ちなみに僕の母も同じようなことをよくやってました(最近は行かないので知りません)。小さい頃の記憶で一緒にファミレス行った時、ビニールに入ったお手拭きで手を拭いた後必ずそのビニールを結ぶんですよ。僕もそれに倣ってたらしくて、今でも必ずやっちゃいます。てかもうやらないと気持ち悪くて。箸袋とかでもやってます。一緒に行った人によく突っ込まれるんですけどもう癖になってる。多分良多もやるはず。
あと僕は一人っ子なので真悟くん(吉澤太陽)が(名前の通り)ちょっと悟ったようなことというか、時折(元)親に気を遣った発言をするのもなんかわかります。以前同じく一人っ子のバイトの元先輩と飲みに行った時、その人が「一人っ子は親からのものを一人ですべて受けなきゃいけない」と言ってて、それがとても腑に落ちました。他に親の相手してくれる人がいれば自分は見知らぬ顔できるけど、そうもいかんので親の喜怒哀楽受け止めなくちゃいけない。それ繰り返してると真吾くんみたいに親の顔を伺いがちになるんじゃないかと。スパイクのシーンとか顕著ですよね。特に良多はあからさまに問題の多い大人なので彼なりの気苦労が絶えないのではないかと…。
加えて、当たり前ですが家庭の中で同じ立場で親のことを共有する相手もいないので、自分の中で考えざるを得ない。従って本当に言いたいことも胸の中にしまいがちになるんじゃないかなあ。家庭のことなので中々友達にも言いづらいし、小中学生なら尚更でしょう。正直響子(真木よう子)の今彼(小澤征悦)がそういう本音を吐き出せる存在になれるようには到底見えないんでそこは不安だよ。僕は真悟くんぐらいの頃頭の中に上に書いたような意識があったわけでもなく、無意識にそういう悶々としたものを抱えてたのかもしれないです。真悟くんを見ててそういうことが頭をよぎりました。
あとは池松壮亮演じる町田。彼が良多とパチンコ打ってるシーンがこの映画で一番好きです。同じく一番印象に残ってるセリフは車の中で言う「もう忘れました」かな。ばっちり憶えてるのにまだその夢から目線を切れてない感じがぁぁぁ。池松くんまだ26で顔も良いのになんであんな哀愁漂ってるんですかね。パンフレットに「僕の人生もこんなはずじゃなかったことだらけです」とコメント寄せてましたけどね。つくづく惹きつけられる人だなあと。

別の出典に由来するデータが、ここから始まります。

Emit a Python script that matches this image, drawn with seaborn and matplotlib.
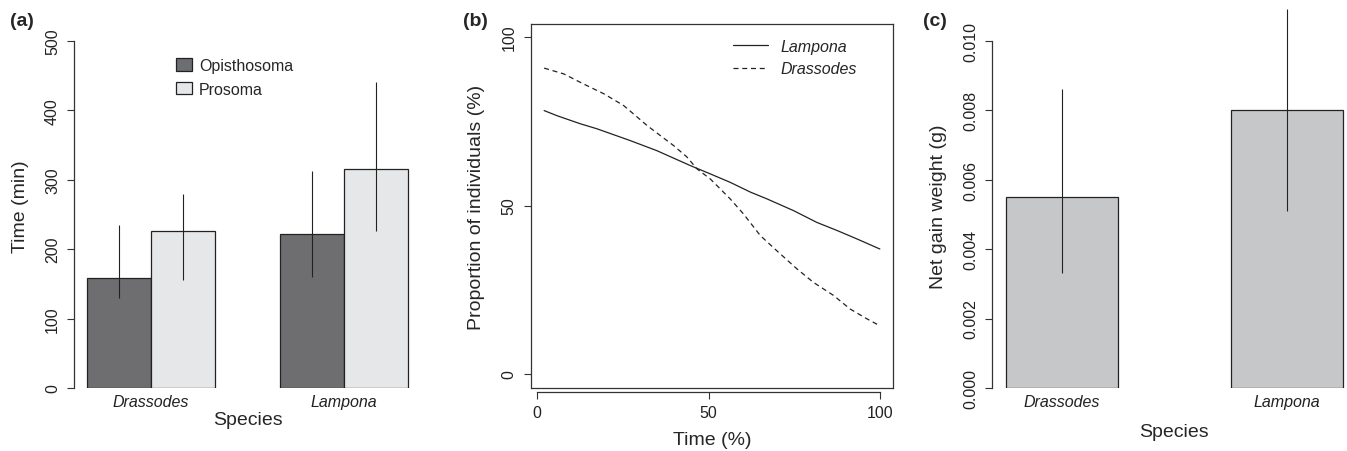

はい、結局また自分語りになっちゃってあれなんですけど。(「あれ」と言えば『海街diary』では台詞の中に何度かしか出てこなかったけど、今回は爆発的に数増えましたね。ある種禁じ手的な気もすんだけどこの作品のトーンからすると許せる)まあ是枝作品の魔力のせいなのでセーフです。

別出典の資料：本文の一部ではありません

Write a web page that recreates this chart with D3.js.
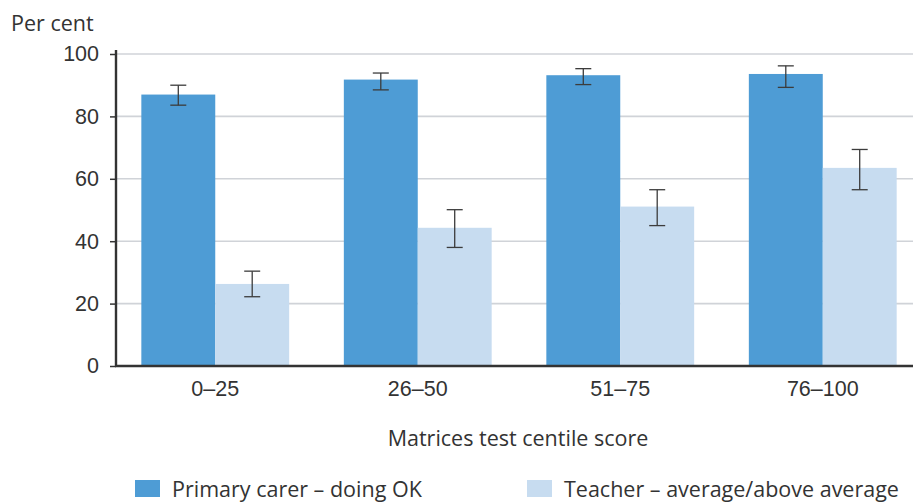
<!DOCTYPE html>
<html>
<head>
<meta charset="utf-8">
<script src="https://cdn.jsdelivr.net/npm/d3@7"></script>
<style>
  html, body { margin: 0; padding: 0; background: #fff; }
  svg { display: block; font-family: "Open Sans", "Noto Sans", sans-serif; }
</style>
</head>
<body>
<svg id="chart" width="913" height="502"></svg>
<script>
// ---- Data ----
const categories = ["0–25", "26–50", "51–75", "76–100"];
const seriesNames = ["Primary carer – doing OK", "Teacher – average/above average"];
const carerValues = [87.0, 91.8, 93.2, 93.6];
const carerLow = [83.6, 88.5, 90.2, 89.3];
const carerHigh = [90.0, 93.9, 95.3, 96.2];
const teacherValues = [26.3, 44.3, 51.1, 63.5];
const teacherLow = [22.2, 38.0, 45.0, 56.5];
const teacherHigh = [30.4, 50.1, 56.5, 69.4];
const yTicks = [0, 20, 40, 60, 80, 100];
const yLabel = "Per cent";
const xLabel = "Matrices test centile score";
const colors = ["#4e9cd5", "#c7dcf0"];

const svg = d3.select("#chart");
const textColor = "#333333";
const fs = "21.5px";

const y = d3.scaleLinear().domain([0, 100]).range([366, 54]);
const x0 = d3.scaleBand().domain(categories).range([114, 924])
  .paddingInner(0.27).paddingOuter(0.135);
const x1 = d3.scaleBand().domain([0, 1]).range([0, x0.bandwidth()]);

// gridlines
svg.append("g").selectAll("line").data(yTicks.filter(d => d > 0)).join("line")
  .attr("x1", 116).attr("x2", 913)
  .attr("y1", d => y(d)).attr("y2", d => y(d))
  .attr("stroke", "#d0d3d8").attr("stroke-width", 1.6);

// bars
const rows = categories.map((c, i) => ({
  cat: c,
  items: [
    { s: 0, v: carerValues[i], lo: carerLow[i], hi: carerHigh[i] },
    { s: 1, v: teacherValues[i], lo: teacherLow[i], hi: teacherHigh[i] }
  ]
}));

const groups = svg.append("g").selectAll("g").data(rows).join("g")
  .attr("transform", d => `translate(${x0(d.cat)},0)`);

groups.selectAll("rect").data(d => d.items).join("rect")
  .attr("x", d => x1(d.s))
  .attr("width", x1.bandwidth())
  .attr("y", d => y(d.v))
  .attr("height", d => y(0) - y(d.v))
  .attr("fill", d => colors[d.s]);

// error bars
const capW = 16;
const eb = groups.selectAll("g.err").data(d => d.items).join("g").attr("class", "err")
  .attr("stroke", "#3c3c3c").attr("stroke-width", 1.3);
eb.append("line")
  .attr("x1", d => x1(d.s) + x1.bandwidth() / 2).attr("x2", d => x1(d.s) + x1.bandwidth() / 2)
  .attr("y1", d => y(d.hi)).attr("y2", d => y(d.lo));
eb.append("line")
  .attr("x1", d => x1(d.s) + x1.bandwidth() / 2 - capW / 2).attr("x2", d => x1(d.s) + x1.bandwidth() / 2 + capW / 2)
  .attr("y1", d => y(d.hi)).attr("y2", d => y(d.hi));
eb.append("line")
  .attr("x1", d => x1(d.s) + x1.bandwidth() / 2 - capW / 2).attr("x2", d => x1(d.s) + x1.bandwidth() / 2 + capW / 2)
  .attr("y1", d => y(d.lo)).attr("y2", d => y(d.lo));

// y axis
const yAxis = svg.append("g").attr("transform", "translate(116,0)")
  .call(d3.axisLeft(y).tickValues(yTicks).tickSize(6).tickPadding(11));
yAxis.select(".domain").remove();
yAxis.selectAll(".tick line").attr("stroke", textColor).attr("stroke-width", 1.5);
yAxis.selectAll(".tick text").attr("fill", textColor)
  .style("font-size", fs).style("font-family", "inherit");
svg.append("line").attr("x1", 116).attr("x2", 116).attr("y1", 50).attr("y2", 367)
  .attr("stroke", textColor).attr("stroke-width", 2.4);

// x axis
const xAxis = svg.append("g").attr("transform", "translate(0,366)")
  .call(d3.axisBottom(x0).tickSize(0).tickPadding(15));
xAxis.select(".domain").remove();
xAxis.selectAll(".tick text").attr("fill", textColor)
  .style("font-size", fs).style("font-family", "inherit");
svg.append("line").attr("x1", 115).attr("x2", 913).attr("y1", 366).attr("y2", 366)
  .attr("stroke", textColor).attr("stroke-width", 2.4);

// labels
svg.append("text").attr("x", 11).attr("y", 31).text(yLabel)
  .attr("fill", textColor).style("font-size", fs);
svg.append("text").attr("x", 518).attr("y", 446).attr("text-anchor", "middle").text(xLabel)
  .attr("fill", textColor).style("font-size", fs);

// legend
const legendX = [135, 527];
const lg = svg.append("g").selectAll("g").data(seriesNames).join("g")
  .attr("transform", (d, i) => `translate(${legendX[i]},480)`);
lg.append("rect").attr("width", 25).attr("height", 17).attr("fill", (d, i) => colors[i]);
lg.append("text").attr("x", 37).attr("y", 17).text(d => d)
  .attr("fill", textColor).style("font-size", fs);
</script>
</body>
</html>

こっからはロケ地巡りレポート。初めてこの映画観た時「清瀬かよ!」って心の中で突っ込んじゃうぐらい近所なので自転車だらだら1時間ぐらいこいで行ってきましたよ。練馬の一軒家から清瀬の団地に越すって、思えば練馬区の高校通ってて、その2地点の中間から少し離れたところに住んでる身としてはリアルな距離感に感じられたのも観る上で良かったのかもしれません笑
駅降りてすぐの場所で撮ったパノラマ写真。良多目線を体感。
階段を登るとすぐ右手に例の立ち食いそば屋。劇中と同じアングルでも一枚。おばちゃん2人が談笑しながら回してていい感じでしたよ。客層も買い物袋提げた婆ちゃんとか、良多みたいなヨレヨレの柄Yシャツきたおっちゃんだったり、清瀬って感じなんだよね…笑
団地だから似たような写真が並ぶ。平日の15~16時にいたので敷地内の公園で遊んでる子供と談笑する老人だらけだった。帰り道に団地に入ってくる老人ホームの送迎車とすれ違ったのがなんか印象的。

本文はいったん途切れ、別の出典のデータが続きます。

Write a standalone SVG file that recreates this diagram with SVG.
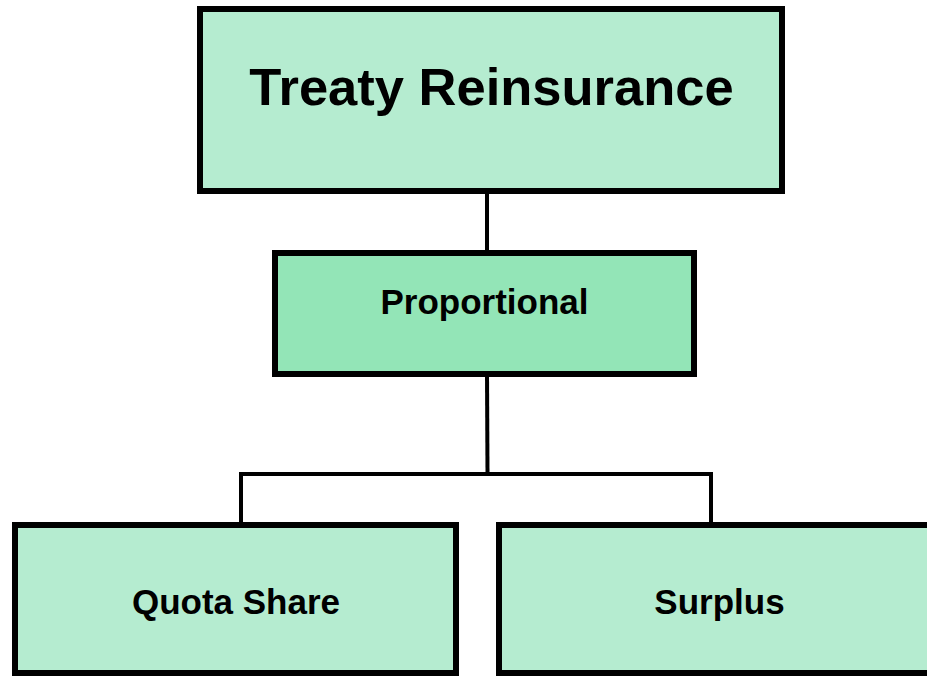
<svg xmlns="http://www.w3.org/2000/svg" width="927" height="676" viewBox="0 0 927 676">
<style>
.box{stroke:#000;stroke-width:6}
.light{fill:#b5ecd0}
.mid{fill:#93e5b7}
.lbl{font-family:"Liberation Sans",Arial,sans-serif;font-weight:bold;fill:#000;text-anchor:middle}
.conn{stroke:#000;stroke-width:4;fill:none}
</style>
<rect width="927" height="676" fill="#fff"/>
<g id="connectors">
<line class="conn" x1="487" y1="191" x2="487" y2="253"/>
<line class="conn" x1="487" y1="374" x2="487.5" y2="474"/>
<polyline class="conn" points="241,524 241,474 711,474 711,524"/>
</g>
<g id="treaty">
<rect class="box light" x="200" y="9" width="582" height="182"/>
<text class="lbl" x="491.5" y="105" font-size="52.5">Treaty Reinsurance</text>
</g>
<g id="proportional">
<rect class="box mid" x="275" y="253" width="419" height="121"/>
<text class="lbl" x="484.5" y="314" font-size="35">Proportional</text>
</g>
<g id="quota">
<rect class="box light" x="15" y="525" width="441" height="148"/>
<text class="lbl" x="236" y="614" font-size="35">Quota Share</text>
</g>
<g id="surplus">
<rect class="box light" x="499" y="525" width="440" height="148"/>
<text class="lbl" x="719.5" y="614" font-size="35">Surplus</text>
</g>
</svg>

最初の画像の地図は団地の一部分で他にもブロック?がある。その間に小さな商店街があった。団地の中で生活を完結させることもできるのかもしれない。
全然違うけど目にした中では1番良多と淑子が歩いてた風景に近いもの。緑がとにかく多い。
実際に行ってみて予想以上の広さに驚きつつ、かつてはここが庶民の憧れの対象で、多くの家族が住んでいたんだなあと、今では持て余し気味な感じに少し切なくなりました。独居老人と思しき人も多かったし。この団地というロケーションも「なりたいものになれなかった存在」という点で登場人物たちと一致しているとパンフレットで監督も仰ってましたけど、なんかそういう哀愁が漂ってましたね。
思い入れのあまり長くなってしまいましたけど以上です。読んでくれた方ありがとうございましたー!